Stories of ethnically cleansed Palestinian villages translated in US
The English translation of Noga Kadman’s “Erased from Space and Consciousness: Israel and the Depopulated Palestinian Villages of 1948”, recently translated in the U.S. and published by the Indiana University Press, is the latest contribution to a growing body of works analyzing the Nakba and its ongoing aftermath.
Originally published in Hebrew in 2008, “Erased from Space and Consciousness” draws from “official [governmental] archives, kibbutz publications, and visits to former village sites” to reconstruct the history of the continual Israeli ethnic cleansing of the Palestinians, and the subsequent Judaization of the evacuated land.
Drawing from many previous studies and recollections—notably including Walid Khalidi’s “All That Remains: The Palestinian Villages Occupied and Depopulated by Israel in 1948”—“Erased from Space and Consciousness” offers a key insight into the military processes of 1948, which ethnically cleansed 418 Palestinian villages and forced over 700,000 Palestinians into exile, now known as the Nakba. Kadman also guides the reader through Israeli “absorption” and “Judaization” of land in the years immediately following the Nakba. As she explains: “350 out of the 370 new communities established across the country between 1948 and 1953 were set up on refugee land, and in 1954 more than a third of Israel’s Jewish population was living on land belonging to refugees.”

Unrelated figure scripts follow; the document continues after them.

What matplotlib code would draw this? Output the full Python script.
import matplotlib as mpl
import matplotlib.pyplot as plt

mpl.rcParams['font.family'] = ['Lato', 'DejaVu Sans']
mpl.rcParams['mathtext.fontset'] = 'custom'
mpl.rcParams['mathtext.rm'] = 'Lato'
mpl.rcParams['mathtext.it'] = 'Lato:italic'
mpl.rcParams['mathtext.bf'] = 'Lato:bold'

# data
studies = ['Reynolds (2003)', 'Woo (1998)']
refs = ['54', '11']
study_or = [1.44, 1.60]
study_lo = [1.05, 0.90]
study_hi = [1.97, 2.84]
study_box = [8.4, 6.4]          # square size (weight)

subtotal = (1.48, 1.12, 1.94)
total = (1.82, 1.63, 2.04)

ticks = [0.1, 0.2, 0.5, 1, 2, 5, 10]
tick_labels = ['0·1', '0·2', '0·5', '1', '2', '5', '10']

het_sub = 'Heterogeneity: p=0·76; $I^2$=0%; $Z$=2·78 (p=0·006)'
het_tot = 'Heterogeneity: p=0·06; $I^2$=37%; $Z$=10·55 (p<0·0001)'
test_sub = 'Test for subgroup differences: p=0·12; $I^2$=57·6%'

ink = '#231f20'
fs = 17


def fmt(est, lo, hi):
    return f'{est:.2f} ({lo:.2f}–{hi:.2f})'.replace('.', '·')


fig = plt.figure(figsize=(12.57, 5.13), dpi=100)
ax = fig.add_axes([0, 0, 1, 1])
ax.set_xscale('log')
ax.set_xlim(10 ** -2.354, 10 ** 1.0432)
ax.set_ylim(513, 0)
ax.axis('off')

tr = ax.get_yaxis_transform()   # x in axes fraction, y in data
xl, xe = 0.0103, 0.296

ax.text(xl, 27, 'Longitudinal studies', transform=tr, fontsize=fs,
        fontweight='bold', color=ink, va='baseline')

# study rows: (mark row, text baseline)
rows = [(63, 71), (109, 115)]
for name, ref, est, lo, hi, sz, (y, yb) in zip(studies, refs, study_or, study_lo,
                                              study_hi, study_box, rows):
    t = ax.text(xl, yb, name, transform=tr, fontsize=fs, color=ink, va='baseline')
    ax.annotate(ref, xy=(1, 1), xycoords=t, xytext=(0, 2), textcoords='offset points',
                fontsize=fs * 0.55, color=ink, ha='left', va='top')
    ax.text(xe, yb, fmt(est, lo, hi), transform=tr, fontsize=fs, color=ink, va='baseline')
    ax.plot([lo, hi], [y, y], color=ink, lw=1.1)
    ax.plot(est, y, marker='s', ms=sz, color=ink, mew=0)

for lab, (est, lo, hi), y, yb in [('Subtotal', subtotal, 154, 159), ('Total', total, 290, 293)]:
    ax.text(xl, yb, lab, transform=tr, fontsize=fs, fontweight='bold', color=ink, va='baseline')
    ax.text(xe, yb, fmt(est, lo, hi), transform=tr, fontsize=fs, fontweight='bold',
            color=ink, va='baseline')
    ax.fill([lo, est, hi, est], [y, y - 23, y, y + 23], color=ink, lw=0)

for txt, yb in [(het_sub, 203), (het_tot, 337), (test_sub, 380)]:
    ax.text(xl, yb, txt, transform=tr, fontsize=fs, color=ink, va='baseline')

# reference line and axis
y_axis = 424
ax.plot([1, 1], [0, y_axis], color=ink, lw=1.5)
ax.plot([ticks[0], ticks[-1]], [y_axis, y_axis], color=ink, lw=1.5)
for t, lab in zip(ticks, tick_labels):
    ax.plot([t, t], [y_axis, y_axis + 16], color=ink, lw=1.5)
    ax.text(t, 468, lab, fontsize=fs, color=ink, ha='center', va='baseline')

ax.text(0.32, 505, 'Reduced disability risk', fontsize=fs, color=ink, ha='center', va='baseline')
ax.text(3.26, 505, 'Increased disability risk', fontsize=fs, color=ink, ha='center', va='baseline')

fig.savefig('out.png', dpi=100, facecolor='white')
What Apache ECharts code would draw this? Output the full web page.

The author identifies the Jewish National Fund, “a nongovernmental organization with the stated mission of preserving and developing the land of the country for the benefit of the Jewish people, rather than for the sake of all Israeli citizens” to be a central player in this post-cleansing process. Specifically, she sheds light on the JNF’s role in “demolition of villages, planting forests over their remains, establishing Jewish communities on refugee land, Judaizing place names, and marginalizing the villages in the information it provides about the sites that contain their remains today.”
This is coupled with a strong critique of Israeli self-awareness, wherein lies a large incongruence between their perceived history, and the vicious ethnic cleansing which is their history. As acclaimed Columbia professor Rashid Khalidi explains “Kadman looks at official discourse, kibbutz and moshav diaries and records, and the maps produced by the Israeli state to show in disturbing detail how the dispossession the population of over 400 villages, most of which have since been destroyed, has been largely eliminated from the imaginary of most Israelis [emphasis added].”
A thorough understanding of the events of 1948 is key to understand the most powerful currents present in Israeli society – namely: militarization, exclusionism, and settler-colonialism. Kadman’s work joins those of Khalidi, Pappé, Kattan, and many others paving the way for a true scrutiny of Israel, Zionism, and the Palestinian question.